O que há de mais valioso neste trabalho, além de sua base teórica sólida, é a abordagem empírica. Suzanne realiza entrevistas com magistrados, analisa jurisprudência e dados quantitativos de ações judiciais. O que emerge desse esforço é um retrato preocupante da cultura institucional da Justiça do Trabalho: uma predisposição reiterada a “criar” direitos não previstos em lei, muitas vezes com base em uma leitura moralizante das relações laborais.
Há, como destaca a autora, uma espécie de “efeito bumerangue” nas decisões — decisões que, ao pretender proteger o trabalhador no caso concreto, acabam prejudicando a coletividade trabalhadora ao elevar os custos de contratação e incentivar a informalidade.

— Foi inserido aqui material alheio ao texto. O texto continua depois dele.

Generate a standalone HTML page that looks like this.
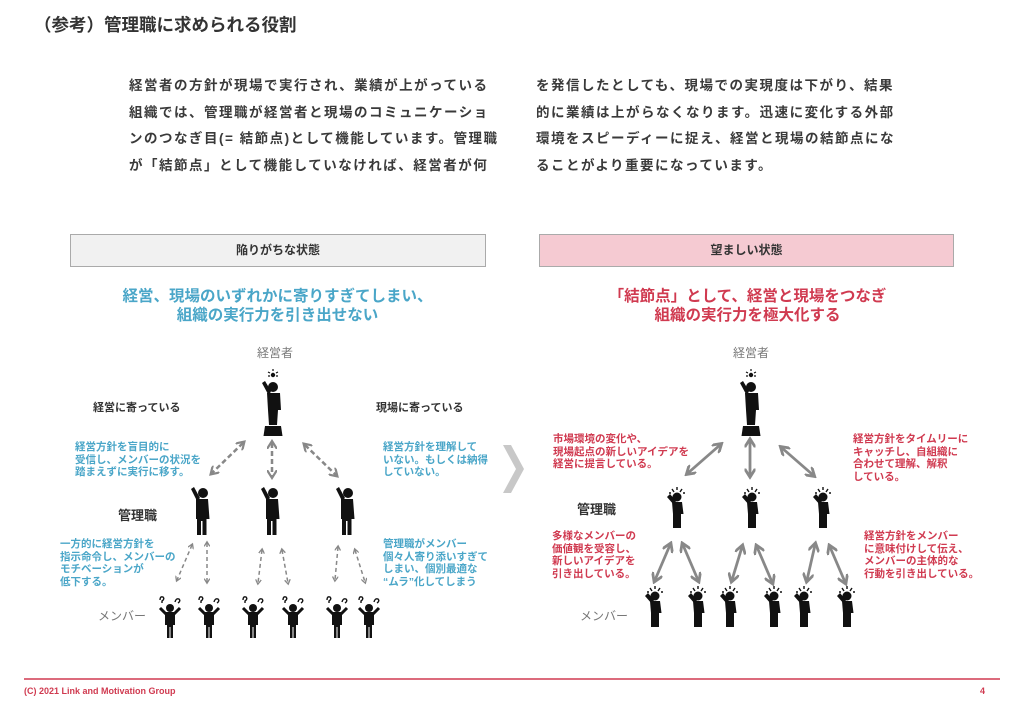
<!DOCTYPE html>
<html><head><meta charset="utf-8">
<style>
*{margin:0;padding:0;box-sizing:border-box}
body{width:1024px;height:709px;background:#fff;position:relative;overflow:hidden;font-family:"Liberation Sans","Noto Sans CJK JP",sans-serif;color:#333}
.a{position:absolute;white-space:nowrap}
.title{left:34px;top:12px;font-size:17.5px;font-weight:bold;color:#333}
.para{font-size:13.5px;font-weight:bold;line-height:26.5px;color:#3a3a3a;letter-spacing:1.5px}
.box{position:absolute;top:234px;height:33px;border:1.5px solid #aaa;font-size:12px;font-weight:bold;text-align:center;line-height:30px;color:#333}
.h{font-size:15.5px;font-weight:bold;text-align:center;line-height:19px}
.blue{color:#4aa6c8}
.red{color:#d03a50}
.s{font-size:10.5px;font-weight:bold;line-height:12.5px}
.g{font-size:12px;color:#777}
.lb{font-size:11px;font-weight:bold;color:#333}
.mg{font-size:13px;font-weight:bold;color:#333}
</style></head><body>
<div class="a title">（参考）管理職に求められる役割</div>
<div class="a para" style="left:129px;top:73px">経営者の方針が現場で実行され、業績が上がっている<br>組織では、管理職が経営者と現場のコミュニケーショ<br>ンのつなぎ目(= 結節点)として機能しています。管理職<br>が「結節点」として機能していなければ、経営者が何</div>
<div class="a para" style="left:536px;top:73px">を発信したとしても、現場での実現度は下がり、結果<br>的に業績は上がらなくなります。迅速に変化する外部<br>環境をスピーディーに捉え、経営と現場の結節点にな<br>ることがより重要になっています。</div>

<div class="box" style="left:70px;width:416px;background:#f1f1f1">陥りがちな状態</div>
<div class="box" style="left:539px;width:415px;background:#f5cad2">望ましい状態</div>

<div class="a h blue" style="left:60px;width:435px;top:287px">経営、現場のいずれかに寄りすぎてしまい、<br>組織の実行力を引き出せない</div>
<div class="a h red" style="left:530px;width:435px;top:287px">「結節点」として、経営と現場をつなぎ<br>組織の実行力を極大化する</div>

<div class="a g" style="left:257px;top:344px">経営者</div>
<div class="a g" style="left:733px;top:344px">経営者</div>
<div class="a lb" style="left:93px;top:399px">経営に寄っている</div>
<div class="a lb" style="left:376px;top:399px">現場に寄っている</div>
<div class="a s blue" style="left:75px;top:441px">経営方針を盲目的に<br>受信し、メンバーの状況を<br>踏まえずに実行に移す。</div>
<div class="a s blue" style="left:383px;top:441px">経営方針を理解して<br>いない。もしくは納得<br>していない。</div>
<div class="a mg" style="left:118px;top:505px">管理職</div>
<div class="a s blue" style="left:60px;top:538px">一方的に経営方針を<br>指示命令し、メンバーの<br>モチベーションが<br>低下する。</div>
<div class="a s blue" style="left:383px;top:538px">管理職がメンバー<br>個々人寄り添いすぎて<br>しまい、個別最適な<br>“ムラ”化してしまう</div>
<div class="a g" style="left:98px;top:607px">メンバー</div>

<div class="a s red" style="left:553px;top:433px">市場環境の変化や、<br>現場起点の新しいアイデアを<br>経営に提言している。</div>
<div class="a s red" style="left:853px;top:433px">経営方針をタイムリーに<br>キャッチし、自組織に<br>合わせて理解、解釈<br>している。</div>
<div class="a mg" style="left:577px;top:499px">管理職</div>
<div class="a s red" style="left:552px;top:530px">多様なメンバーの<br>価値観を受容し、<br>新しいアイデアを<br>引き出している。</div>
<div class="a s red" style="left:864px;top:530px">経営方針をメンバー<br>に意味付けして伝え、<br>メンバーの主体的な<br>行動を引き出している。</div>
<div class="a g" style="left:580px;top:607px">メンバー</div>

<svg class="a" style="left:0;top:0" width="1024" height="709" viewBox="0 0 1024 709">
<defs>
<marker id="ah" viewBox="0 0 10 10" refX="6" refY="5" markerWidth="4" markerHeight="4" orient="auto-start-reverse"><path d="M0,0 L8,5 L0,10" fill="none" stroke="#888" stroke-width="2.2"/></marker>
<marker id="ahs" viewBox="0 0 10 10" refX="6" refY="5" markerWidth="4" markerHeight="4" orient="auto-start-reverse"><path d="M0,0 L8,5 L0,10" fill="none" stroke="#888" stroke-width="2.5"/></marker>
<g id="body">
<circle cx="1" cy="5" r="5" fill="#111"/>
<path d="M-6,11 L6,11 L7.5,31 L4.5,31 L4.5,47 L0.5,47 L0.5,33 L-1,33 L-1,47 L-5,47 L-5,31 L-6,31 Z" fill="#111"/>
<path d="M-5,13 L-11,1 L-8,-1 L-2,10 Z" fill="#111"/>
</g>
<g id="leader">
<circle cx="0" cy="0" r="2.2" fill="#111"/>
<path d="M0,-6V-4M-5,-3L-3,-2M5,-3L3,-2M-5,1H-3M5,1H3" stroke="#111" stroke-width="1.2"/>
<circle cx="0" cy="12" r="5" fill="#111"/>
<path d="M-6,18 L7,18 L8,35 L5,35 L4,50 L-4,50 L-5,35 Z" fill="#111"/>
<path d="M-4,21 L-11,8 L-8,6 L-2,16 Z" fill="#111"/>
<path d="M-8,51 L8,51 L9.5,61 L-9.5,61 Z" fill="#111"/>
</g>
<g id="mq">
<circle cx="0" cy="8" r="4" fill="#111"/>
<path d="M-5,12 L5,12 L5,25 L3,25 L3,38 L0.5,38 L0.5,27 L-0.5,27 L-0.5,38 L-3,38 L-3,25 L-5,25 Z" fill="#111"/>
<path d="M-4,14 L-10,8 M4,14 L10,8" stroke="#111" stroke-width="3"/>
<path d="M-10,0 q0,-4 3,-3 q2,2 -1,4 l0,2 M5,2 q1,-4 4,-3 q2,2 -1,4" fill="none" stroke="#111" stroke-width="1.4"/>
</g>
<g id="mi">
<circle cx="0" cy="6" r="4.5" fill="#111"/>
<path d="M-5,11 L5,11 L6.5,23 L4,23 L4,37 L-4,37 L-4,23 Z" fill="#111"/>
<path d="M-3,14 L-10,6 L-7,3 L-1,10 Z" fill="#111"/>
<path d="M0,-4V-1M-5,-2L-3,1M5,-2L3,1M-8,2H-6M8,2H6" stroke="#111" stroke-width="1.4"/>
</g>
</defs>
<!-- left -->
<use href="#leader" x="273" y="375"/>
<use href="#body" x="202" y="488"/>
<use href="#body" x="272" y="488"/>
<use href="#body" x="347" y="488"/>
<use href="#mq" x="170" y="600"/>
<use href="#mq" x="209" y="600"/>
<use href="#mq" x="253" y="600"/>
<use href="#mq" x="293" y="600"/>
<use href="#mq" x="337" y="600"/>
<use href="#mq" x="369" y="600"/>
<g stroke="#888" stroke-width="2.5" stroke-dasharray="5,3" fill="none" marker-start="url(#ah)" marker-end="url(#ah)">
<line x1="243" y1="443" x2="212" y2="473"/>
<line x1="272" y1="443" x2="272" y2="476"/>
<line x1="305" y1="445" x2="336" y2="475"/>
</g>
<g stroke="#888" stroke-width="1.5" stroke-dasharray="4,3" fill="none" marker-start="url(#ah)" marker-end="url(#ah)">
<line x1="192" y1="545" x2="177" y2="580"/>
<line x1="207" y1="543" x2="207" y2="582"/>
<line x1="262" y1="550" x2="258" y2="583"/>
<line x1="282" y1="550" x2="288" y2="583"/>
<line x1="338" y1="547" x2="335" y2="580"/>
<line x1="355" y1="550" x2="365" y2="582"/>
</g>
<!-- chevron -->
<path d="M503,445 L511,445 L524,469 L511,493 L503,493 L516,469 Z" fill="#c8c8c8"/>
<!-- right -->
<use href="#leader" x="751" y="375"/>
<use href="#mi" x="677" y="491"/>
<use href="#mi" x="752" y="491"/>
<use href="#mi" x="823" y="491"/>
<use href="#mi" x="655" y="590"/>
<use href="#mi" x="698" y="590"/>
<use href="#mi" x="730" y="590"/>
<use href="#mi" x="774" y="590"/>
<use href="#mi" x="804" y="590"/>
<use href="#mi" x="847" y="590"/>
<g stroke="#888" stroke-width="2.8" fill="none" marker-start="url(#ahs)" marker-end="url(#ahs)">
<line x1="720" y1="445" x2="688" y2="473"/>
<line x1="750" y1="441" x2="750" y2="475"/>
<line x1="782" y1="448" x2="813" y2="475"/>
<line x1="670" y1="545" x2="655" y2="580"/>
<line x1="683" y1="545" x2="698" y2="580"/>
<line x1="742" y1="547" x2="732" y2="580"/>
<line x1="757" y1="547" x2="772" y2="582"/>
<line x1="815" y1="545" x2="807" y2="580"/>
<line x1="830" y1="547" x2="845" y2="582"/>
</g>
<line x1="24" y1="679" x2="1000" y2="679" stroke="#d03a50" stroke-width="1.5"/>
</svg>
<div class="a" style="left:24px;top:686px;font-size:9px;font-weight:bold;color:#d03a50">(C) 2021 Link and Motivation Group</div>
<div class="a" style="left:980px;top:686px;font-size:9px;font-weight:bold;color:#d03a50">4</div>
</body></html>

É importante deixar claro que a pesquisa não parte de um viés anti-trabalhista. Pelo contrário: parte da premissa de que a efetiva proteção do trabalhador exige um ambiente institucional funcional, previsível e que considere os efeitos econômicos de suas normas e decisões.
A crítica feita não é à existência de direitos trabalhistas, mas ao modo como o Judiciário interpreta e aplica essas normas, frequentemente desconsiderando os incentivos e desincentivos que cria no mercado de trabalho.
A pesquisa também dialoga com uma questão mais ampla, que é a da contribuição das instituições jurídicas para o desenvolvimento econômico. Douglass North já nos ensinava que instituições importam — e muito. Um sistema judicial que gera insegurança, por mais bem-intencionado que seja, compromete investimentos, reduz a produtividade e prejudica os mais vulneráveis. Como consequência, um Judiciário movido por princípios ideológicos pode acabar traindo os próprios valores que pretende defender.
No Brasil, onde quase metade da população economicamente ativa está na informalidade e as taxas de desemprego ainda são elevadas, discutir o papel do Judiciário trabalhista à luz de dados empíricos e evidências econômicas é mais do que necessário — é urgente. A Justiça do Trabalho precisa repensar seu papel, abandonando o modelo paternalista e assumindo uma postura mais consequencialista, voltada à eficiência, previsibilidade e ao fortalecimento de relações de trabalho sustentáveis.
Na mesma linha da pesquisa, mas com outra metodologia, o professor José Pastore, da Universidade de São Paulo, coordenou um estudo empírico inédito que mensurou o custo econômico da insegurança jurídica na área trabalhista. O relatório, elaborado com apoio da FecomercioSP, mostra como o ativismo judicial e a instabilidade das decisões na Justiça do Trabalho inibem investimentos, afetam a geração de empregos e comprometem a previsibilidade necessária para o desenvolvimento econômico.
A pesquisa identificou, por exemplo, que a imprevisibilidade das sentenças judiciais afasta capitais do país, prejudica empregadores e trabalhadores, e alimenta um ambiente de medo e retração no setor produtivo. Em termos financeiros, estima-se que apenas a concessão indiscriminada de justiça gratuita — muitas vezes baseada em simples autodeclarações — tenha causado um impacto superior a R$ 5,5 bilhões em perdas para os cofres públicos.
Pastore argumenta que o ativismo judicial trabalhista, marcado por decisões voluntaristas, amplia o Custo Brasil e cria um círculo vicioso de judicialização e insegurança, com efeitos sistêmicos que vão muito além do caso concreto. Esse estudo, ao lado da pesquisa de Suzanne Teixeira, evidencia a urgência de reformar não apenas a legislação, mas também a cultura institucional da magistratura trabalhista no Brasil.